Gostava muito de ter sido eu a lembrar-me da frase que dá título a este artigo, mas não fui. “Desconfinem os livros” é o apelo que a Associação Portuguesa de Editores e Livreiros faz numa campanha de comunicação recente, em que reage à inclusão dos livros na lista de bens que não podem ser vendidos em estabelecimentos abertos ao público por não serem essenciais. “Desconfinar” é a palavra certa, porque, por estes dias, os livros estão de facto confinados. Ainda ontem os vi, no corredor central do supermercado, entre a secção dos cosméticos e a dos enlatados, cobertos por uma capa de plástico e inacessíveis a quem os quisesse levar ou simplesmente folhear.
Dessa lista de bens não essenciais constam ainda artigos de decoração, mobiliário e brinquedos, entre uns quantos outros. A mensagem, no fundo, é a de que mudar o aparador da sala, dar um Lego aos miúdos e comprar o último romance do Raul Minh’alma são coisas que podem esperar. Ou se espera, ou trata-se disso online.
A proibição de venda de livros em estabelecimentos que permanecem abertos ao público, como os supermercados, destina-se a evitar um “desequilíbrio de mercado”, conforme justificou o Governo. A ideia parece ser a de que os supermercados não devem vender livros para evitar que os consumidores, não podendo comprar nas livrarias que agora estão de portas fechadas, os comprem em estabelecimentos que com elas concorrem. É mais ou menos como nas escolas: se uns não têm aulas, os outros também não têm.
É uma medida preocupante por várias razões, mas sobretudo pela incompreensão que revela. Incompreensão, primeiro, sobre o grau de literacia digital e de confiança no comércio electrónico da população portuguesa. Se é verdade que as compras online têm vindo a ganhar adeptos, esses adeptos concentram-se nos maiores centros urbanos. Fora deles, não consta que a compra de livros online seja especialmente popular, sobretudo entre os leitores mais velhos.

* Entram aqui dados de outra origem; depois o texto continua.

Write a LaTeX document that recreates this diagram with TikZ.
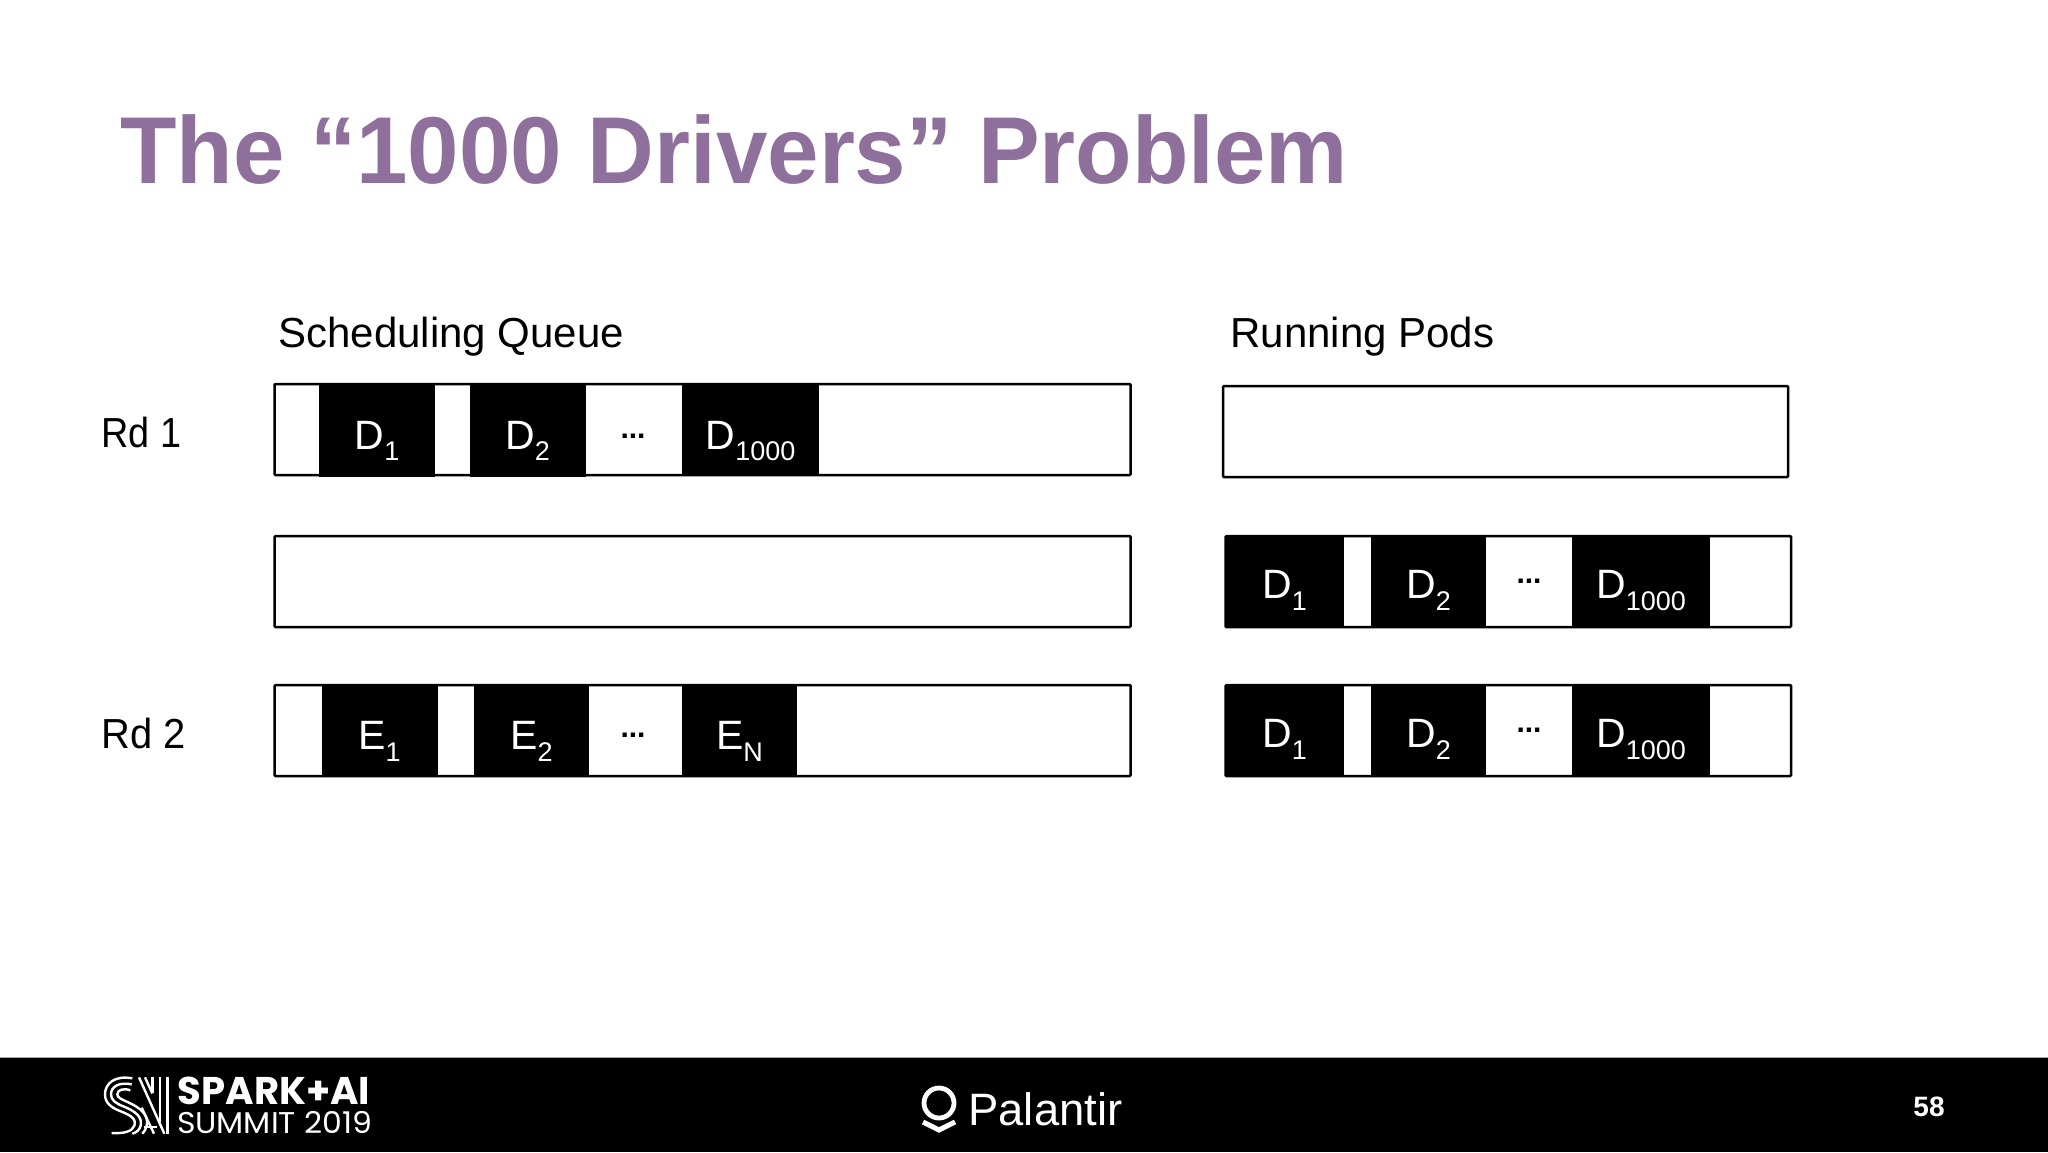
\documentclass[tikz,border=0pt]{standalone}
\usepackage{fontspec}
\setmainfont{Liberation Sans}
\newfontfamily\logofont{Poppins}
\definecolor{titlepurple}{HTML}{8F6F9C}
\newcommand{\subs}[1]{\raisebox{-5.8pt}{\fontsize{13.5}{13.5}\selectfont #1}}
\tikzset{
  frame/.style={draw=black,line width=1.25pt,fill=white,rounded corners=0.5pt,inner sep=0pt},
  cell/.style={fill=black,text=white,inner sep=0pt,font=\fontsize{20.5}{20.5}\selectfont,text height=26pt,text depth=7pt,align=center},
  cellhigh/.style={cell,text height=24pt},
  dots/.style={inner sep=0pt,font=\bfseries\fontsize{15}{15}\selectfont},
  lab/.style={anchor=base west,inner sep=0pt,font=\fontsize{21}{21}\selectfont},
  logoline/.style={draw=white,line width=1.2pt,line cap=butt}
}
\begin{document}
\begin{tikzpicture}[x=0.5pt,y=-0.5pt]
\useasboundingbox (0,0) rectangle (2048,1152);
\fill[white] (0,0) rectangle (2048,1152);
\node[anchor=base west,inner sep=0pt,text=titlepurple,font=\bfseries\fontsize{47.5}{47.5}\selectfont] (title) at (120,183) {\scalebox{0.973}[1]{The “1000 Drivers” Problem}};
\node[lab] (hq) at (278,347) {Scheduling Queue};
\node[lab] (hr) at (1230,347) {Running Pods};
\node[lab] (rd1) at (101,447) {\scalebox{0.9}[1]{Rd 1}};
\node[lab] (rd2) at (101,748.5) {\scalebox{0.95}[1]{Rd 2}};
% frames
\draw[frame] (274.5,384) rectangle (1130.5,475);
\draw[frame] (274.5,536) rectangle (1130.5,627);
\draw[frame] (274.5,685) rectangle (1130.5,776);
\draw[frame] (1223,386) rectangle (1788,477);
\draw[frame] (1225.5,536) rectangle (1791,627);
\draw[frame] (1225.5,685) rectangle (1791,776);
% row 1 queue
\node[cell,minimum width=58pt,minimum height=46.5pt] (a1) at (377,430) {D\subs{1}};
\node[cell,minimum width=58pt,minimum height=46.5pt] (a2) at (527.5,430) {D\subs{2}};
\node[dots] (a3) at (633,436.5) {...};
\node[cell,minimum width=68.5pt,minimum height=46pt] (a4) at (750.5,430) {D\subs{1000}};
% row 3 queue
\node[cell,minimum width=58pt,minimum height=46pt] (e1) at (379.5,730.5) {E\subs{1}};
\node[cell,minimum width=57.5pt,minimum height=46pt] (e2) at (531.5,730.5) {E\subs{2}};
\node[dots] (e3) at (633,735) {...};
\node[cell,minimum width=57.5pt,minimum height=46pt] (e4) at (739.5,730.5) {E\subs{N}};
% running row 2
\node[cellhigh,minimum width=59pt,minimum height=46pt] (b1) at (1284.5,581.5) {D\subs{1}};
\node[cellhigh,minimum width=57.5pt,minimum height=46pt] (b2) at (1428.5,581.5) {D\subs{2}};
\node[dots] (b3) at (1529,581.5) {...};
\node[cellhigh,minimum width=69pt,minimum height=46pt] (b4) at (1641,581.5) {D\subs{1000}};
% running row 3
\node[cellhigh,minimum width=59pt,minimum height=46pt] (c1) at (1284.5,730.5) {D\subs{1}};
\node[cellhigh,minimum width=57.5pt,minimum height=46pt] (c2) at (1428.5,730.5) {D\subs{2}};
\node[dots] (c3) at (1529,730.5) {...};
\node[cellhigh,minimum width=69pt,minimum height=46pt] (c4) at (1641,730.5) {D\subs{1000}};
% footer
\fill[black] (0,1058) rectangle (2048,1152);
\draw[gray!70,line width=0.5pt] (0,1057.5) -- (2048,1057.5);
\begin{scope}[shift={(95,1065)},x=0.1667pt,y=-0.1667pt]
  % S of the mark
  \draw[logoline] (112,40) .. controls (60,30) and (30,55) .. (30,88) .. controls (30,115) and (50,128) .. (75,138) .. controls (105,150) and (125,160) .. (118,182) .. controls (112,200) and (85,206) .. (50,204);
  \draw[logoline] (110,58) .. controls (72,50) and (48,65) .. (48,88) .. controls (48,105) and (62,115) .. (85,124) .. controls (120,138) and (143,155) .. (137,182) .. controls (133,195) and (125,202) .. (112,206);
  \draw[logoline] (106,76) .. controls (85,68) and (67,75) .. (67,88) .. controls (67,98) and (80,103) .. (100,112) .. controls (135,128) and (163,150) .. (155,182) .. controls (153,192) and (148,200) .. (142,206);
  % A of the mark
  \draw[logoline] (132,37) -- (208,206);
  \draw[logoline] (150,37) -- (172,85);
  \draw[logoline] (140,128) -- (177,206);
  \draw[logoline] (172,37) -- (172,85);
  \draw[logoline] (195,37) -- (195,170);
  \draw[logoline] (218,37) -- (218,206);
  \draw[logoline] (148,186) -- (186,186);
\end{scope}
\begin{scope}[shift={(0,1040)},x=0.1667pt,y=-0.1667pt]
  \node[anchor=base west,inner sep=0pt,text=white,font=\logofont\bfseries\fontsize{19.3}{19.3}\selectfont] (spark) at (532,192) {SPARK+AI};
  \node[anchor=base west,inner sep=0pt,text=white,font=\logofont\fontsize{15}{15}\selectfont] (summit) at (530,280) {\scalebox{1.05}[1]{SUMMIT 2019}};
\end{scope}
\coordinate (ringc) at (939,1103);
\draw[white,line width=2.4pt] (ringc) circle (15);
\coordinate (chl) at (923,1122);
\coordinate (chm) at (939,1130);
\coordinate (chr) at (955,1122);
\draw[white,line width=2.5pt] (chl) -- (chm) -- (chr);
\node[anchor=base west,inner sep=0pt,text=white,font=\fontsize{22.7}{22.7}\selectfont] (pal) at (968,1125) {Palantir};
\node[text=white,inner sep=0pt,font=\bfseries\fontsize{14}{14}\selectfont] (pn) at (1929,1107) {58};
\end{tikzpicture}
\end{document}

Segundo, incompreensão sobre a extensão da cadeia do livro. Aos autores, revisores, designers, paginadores e tradutores pouco importa se o livro se vende numa livraria, num supermercado ou numa bomba de gasolina. O que interessa é que o livro seja vendido. Já basta que os consumidores tenham agora menos dinheiro para gastar em livros do que tinham antes da covid-19 e que as medidas de apoio ao sector sejam escassas. Não é preciso que o Governo dificulte ainda mais a compra de livros.
Terceiro, incompreensão sobre a concorrência no mercado livreiro. Os livros que se vendem nos supermercados podem ser todos ou quase todos encontrados em livrarias. Mas o inverso não é verdade: muitos dos livros que os consumidores procuram nas livrarias não se encontram nas estantes dos supermercados. Ora tentem descobrir o manual de Finanças Públicas ou o caderno de exercícios de História do 7.º ano no vosso supermercado habitual. Posto de outra maneira, os consumidores não deixam de comprar em livrarias ou através dos canais online destas só porque os supermercados vendem livros.

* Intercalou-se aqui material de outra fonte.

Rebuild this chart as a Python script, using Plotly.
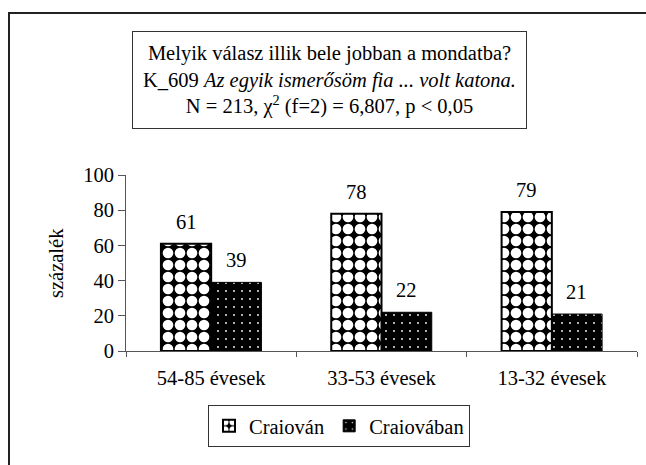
import plotly.graph_objects as go

categories = ["54-85 évesek", "33-53 évesek", "13-32 évesek"]
craiovan = [61, 78, 79]
craiovaban = [39, 22, 21]
y_ticks = [0, 20, 40, 60, 80, 100]

FONT = "Liberation Serif"
FS = 20.5
W, H = 646, 465
L, R, T, B = 126, 637, 175, 351  # plot area in pixels


def px_x(p):
    return (p - L) / (R - L)


def px_y(p):
    return (B - p) / (B - T)


fig = go.Figure()
fig.add_trace(go.Bar(
    x=categories, y=craiovan, name="Craiován",
    marker=dict(color="black", line=dict(color="black", width=2),
                pattern=dict(shape=".", fgcolor="white", bgcolor="black",
                             fgopacity=1, size=12, solidity=0.62)),
))
fig.add_trace(go.Bar(
    x=categories, y=craiovaban, name="Craiovában",
    marker=dict(color="black", line=dict(color="black", width=1),
                pattern=dict(shape=".", fgcolor="white", bgcolor="black",
                             fgopacity=1, size=8, solidity=0.04)),
))

# value labels above the bars
for i, cat in enumerate(categories):
    for val, shift in ((craiovan[i], -25), (craiovaban[i], 25)):
        fig.add_annotation(x=cat, y=val, text=str(val), showarrow=False,
                           xshift=shift, yshift=22, yanchor="middle")

# title box
fig.add_annotation(
    xref="paper", yref="paper", x=px_x(329.5), y=px_y(80),
    xanchor="center", yanchor="middle", showarrow=False,
    text=("Melyik válasz illik bele jobban a mondatba?<br>"
          "K_609 <i>Az egyik ismerősöm fia ... volt katona.</i><br>"
          "N = 213, χ<sup>2</sup> (f=2) = 6,807, p &lt; 0,05"),
    width=385, height=88, borderpad=4, bordercolor="#333", borderwidth=1,
    bgcolor="white",
)

# y axis title
fig.add_annotation(xref="paper", yref="paper", x=px_x(56), y=px_y(263),
                   text="százalék", textangle=-90, showarrow=False,
                   xanchor="center", yanchor="middle")

# outer frame of the chart, running off the right and bottom edges
fig.add_shape(type="rect", xref="paper", yref="paper", layer="below",
              x0=px_x(9), x1=px_x(720), y0=px_y(13), y1=px_y(520),
              line=dict(color="#222", width=2))

fig.update_layout(
    width=W, height=H,
    margin=dict(l=L, r=W - R, t=T, b=H - B, autoexpand=False),
    paper_bgcolor="white", plot_bgcolor="white",
    barmode="group", bargap=0.41, bargroupgap=0,
    font=dict(family=FONT, size=FS, color="black"),
    showlegend=True,
    legend=dict(orientation="h", x=px_x(339), y=px_y(405),
                xanchor="center", yanchor="top",
                bordercolor="#333", borderwidth=1,
                itemwidth=30, tracegroupgap=0),
)
fig.update_yaxes(range=[0, 100], tickvals=y_ticks, ticks="outside", ticklen=7,
                 tickcolor="#555", showline=True, linecolor="#555", linewidth=1,
                 showgrid=False, zeroline=False)
fig.update_xaxes(tickson="boundaries", ticks="outside", ticklen=5,
                 tickcolor="#555", showline=True, linecolor="#555", linewidth=1,
                 showgrid=False, ticklabelstandoff=8)

# drop the default page margin so the figure fills the window exactly
fig.write_html("out.html", config={"displayModeBar": False},
               post_script="document.body.style.margin='0';"
                           "document.body.style.overflow='hidden';")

Já aqui escrevi, por alturas do primeiro confinamento, sobre a importância de se criar condições para a subsistência do sector editorial e livreiro. Por entre umas larachas sobre as estantes dos nossos comentadores televisivos, disse então que os livros nos enriquecem o imaginário, alimentam o pensamento e aguçam a análise. É por isso que comprar um livro – seja um romance de cordel, seja alta literatura – não é o mesmo que comprar um aparador para a sala. E é por isso que os livros, ao contrário dos aparadores, devem ser classificados como bens de primeira necessidade. Disse Groucho Marx que “fora os cães, os livros são os melhores amigos do homem; dentro dos cães, está demasiado escuro para ler”. É para que todos possamos confinar em boa companhia que os livros devem poder ser vendidos. Em todo o lado.